A recent analysis of nine studies that included more than 88,000 participants suggested that people who ate at least two servings of fatty fish (such as salmon, sardines, mackerel, herring or trout) per week were about one-third less likely to develop advanced AMD than those who didn’t. Lead scientist Elaine Chong, Ph.D., a research fellow at the Centre for Eye Research at the University of Melbourne, Australia, explains that omega-3 fatty acids—particularly DHA—in fish are key components of the nerve cells in the retina. “DHA is found in much higher concentrations in the retina than in other parts of the body,” she notes, “thus, a deficiency may trigger AMD.” So commit to eating more fatty fish, and don’t stop there: shellfish, such as oysters and crab, provide good amounts of zinc, another nutrient that’s found in the retina and may also help protect against AMD.
Although it’s always best to get nutrients from food first, supplements are showing a lot of promise in combating AMD. Reports from large-scale clinical trials suggest that, in high-dose supplement form, several nutrients may help to reduce the risk of AMD significantly. If you have any AMD risk factors, talk with your eye-care professional about taking an “eye health formula” supplement.
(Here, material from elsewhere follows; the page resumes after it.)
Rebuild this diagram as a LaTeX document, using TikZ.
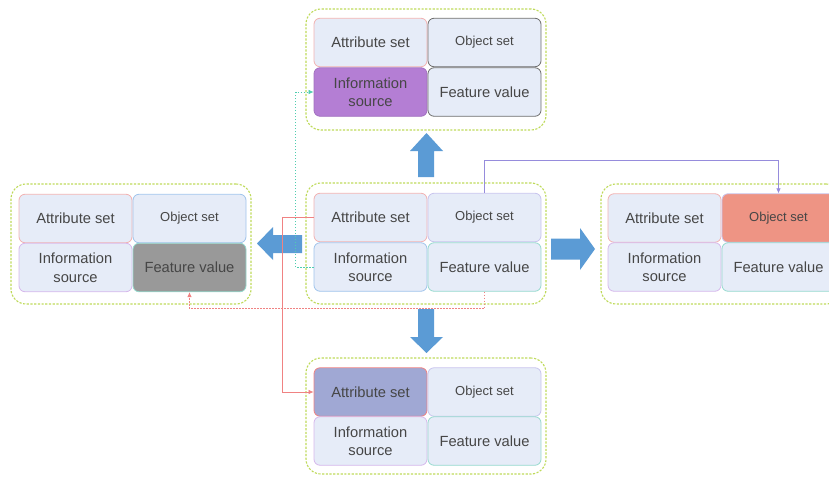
\documentclass[tikz,border=0pt]{standalone}
\usepackage{fontspec}
\setmainfont{Liberation Sans}
\usetikzlibrary{arrows.meta}
\definecolor{cellfill}{RGB}{230,236,248}
\definecolor{bpink}{RGB}{242,178,178}
\definecolor{blav}{RGB}{200,196,238}
\definecolor{bblue}{RGB}{160,196,236}
\definecolor{blilac}{RGB}{214,184,236}
\definecolor{bteal}{RGB}{150,218,206}
\definecolor{bgrey}{RGB}{110,110,110}
\definecolor{grpline}{RGB}{190,218,90}
\definecolor{bigarrow}{RGB}{91,155,213}
\definecolor{txt}{RGB}{70,70,70}
\definecolor{purplefill}{RGB}{180,126,212}
\definecolor{salmonfill}{RGB}{238,148,132}
\definecolor{slatefill}{RGB}{160,168,212}
\definecolor{greyfill}{RGB}{153,153,153}
\definecolor{lpurp}{RGB}{150,140,220}
\definecolor{lred}{RGB}{240,130,130}
\definecolor{lgreen}{RGB}{80,205,175}
\tikzset{
  cell/.style={draw, fill=cellfill, rounded corners=6pt, minimum width=113pt, minimum height=48.5pt,
    inner sep=0pt, text=txt, font=\fontsize{14.7}{18.5}\selectfont, align=center, line width=0.8pt},
  smalltxt/.style={font=\fontsize{13}{15}\selectfont},
  grp/.style={draw=grpline, dash pattern=on 2.2pt off 1.5pt, rounded corners=15pt, line width=1.1pt,
    minimum width=240pt, inner sep=0pt},
  bigarr/.style={fill=bigarrow, draw=none},
  conn/.style={line width=0.7pt, -{Latex[length=5pt,width=4.5pt]}},
}
\begin{document}
\begin{tikzpicture}[x=1pt,y=-1pt]
\clip (0,0) rectangle (829,479);
% group frames
\node[grp, minimum height=121pt] (t-grp) at (426,69.5) {};
\node[grp, minimum height=121pt] (c-grp) at (426,243.5) {};
\node[grp, minimum height=120pt] (l-grp) at (131,244) {};
\node[grp, minimum height=120pt] (r-grp) at (721,244) {};
\node[grp, minimum height=116pt] (b-grp) at (426,416) {};
% top group
\node[cell, draw=bpink] (t-attr) at (370.5,42.5) {Attribute set};
\node[cell, draw=bgrey, smalltxt] (t-obj) at (484.5,42.5) {Object set};
\node[cell, draw=purplefill!90!black, fill=purplefill] (t-info) at (370.5,92) {Information\\source};
\node[cell, draw=bgrey] (t-feat) at (484.5,92) {Feature value};
% center group
\node[cell, draw=bpink] (c-attr) at (370.5,217.5) {Attribute set};
\node[cell, draw=blav, smalltxt] (c-obj) at (484.5,217.5) {Object set};
\node[cell, draw=bblue] (c-info) at (370.5,267) {Information\\source};
\node[cell, draw=bteal] (c-feat) at (484.5,267) {Feature value};
% left group
\node[cell, draw=bpink] (l-attr) at (75.5,218.5) {Attribute set};
\node[cell, draw=bblue, smalltxt] (l-obj) at (189.5,218.5) {Object set};
\node[cell, draw=blilac] (l-info) at (75.5,267.5) {Information\\source};
\node[cell, draw=bteal, fill=greyfill] (l-feat) at (189.5,267.5) {Feature value};
% right group
\node[cell, draw=bpink] (r-attr) at (664.5,218) {Attribute set};
\node[cell, draw=blav, fill=salmonfill, smalltxt] (r-obj) at (778.5,218) {Object set};
\node[cell, draw=blilac] (r-info) at (664.5,267) {Information\\source};
\node[cell, draw=bteal] (r-feat) at (778.5,267) {Feature value};
% bottom group
\node[cell, draw=lred, fill=slatefill] (b-attr) at (370.5,392) {Attribute set};
\node[cell, draw=blav, smalltxt] (b-obj) at (484.5,392) {Object set};
\node[cell, draw=blilac] (b-info) at (370.5,441) {Information\\source};
\node[cell, draw=bteal] (b-feat) at (484.5,441) {Feature value};
% big arrows
\fill[bigarr] (418,177) -- (418,151) -- (410,151) -- (426.5,133) -- (443,151) -- (434,151) -- (434,177) -- cycle;
\fill[bigarr] (418,309) -- (418,337) -- (410,337) -- (426.5,353) -- (443,337) -- (434,337) -- (434,309) -- cycle;
\fill[bigarr] (551,238.5) -- (580,238.5) -- (580,228) -- (595,249) -- (580,270) -- (580,259.5) -- (551,259.5) -- cycle;
\fill[bigarr] (302,235) -- (273,235) -- (273,227) -- (257,243.5) -- (273,260) -- (273,253) -- (302,253) -- cycle;
% connectors
\draw[conn, draw=lpurp] (c-obj.north) -- (c-obj.north |- 0,160) -| (r-obj.north);
\draw[conn, draw=lred] (c-attr.west) -- ++(-31,0) |- (b-attr.west);
\draw[conn, draw=lgreen, dash pattern=on 1.5pt off 1.5pt] (c-info.west) -- ++(-18,0) |- (t-info.west);
\draw[conn, draw=lred, dash pattern=on 1.5pt off 1.5pt] (c-feat.south) -- ++(0,17) -| (l-feat.south);
\end{tikzpicture}
\end{document}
The current supplement formula being studied in major research trials includes 10 mg of lutein (the equivalent of about 3 cups of spinach), 2 milligrams of zeaxanthin and 1 gram total of EPA and DHA (approximately what you get in a 3-ounce serving of salmon). Until further research is in, there’s no advantage to exceeding those amounts. Remember to take it only under medical supervision; even though these supplements are available over the counter, taking megadoses of any nutrient should always be approached cautiously.
People with high blood pressure are more likely to develop AMD, according to the American Academy of Ophthalmology. The theory is that increased pressure damages blood vessels. This hinders blood flow to the eyes, making it harder for protective nutrients to reach the retina and for damaging free-radical debris to be carried away. Losing extra pounds if you’re overweight or obese might also help. Body fat is a major storage depot for fat-soluble nutrients, and excess fat tissue can act as a “sink” for some eye-protective nutrients, making them less available to the macula.
So I’m redoubling my efforts to eat better—especially when it comes to my weak spots, leafy greens and fatty fish. Since my doctor and I don’t think I’m at high risk for AMD (thanks to my lack of family history and the cloudy, northern climate I live in), I’m not taking an “eye health” supplement for now—just a multivitamin and a calcium supplement. But I’m keeping an open mind about the future, while closely watching for new findings on nutrition and eye health. And I’m doing it all wearing fabulous frames that even Sue would envy.
Rachel K. Johnson, EatingWell’s senior nutrition advisor, is a professor of nutrition at the University of Vermont.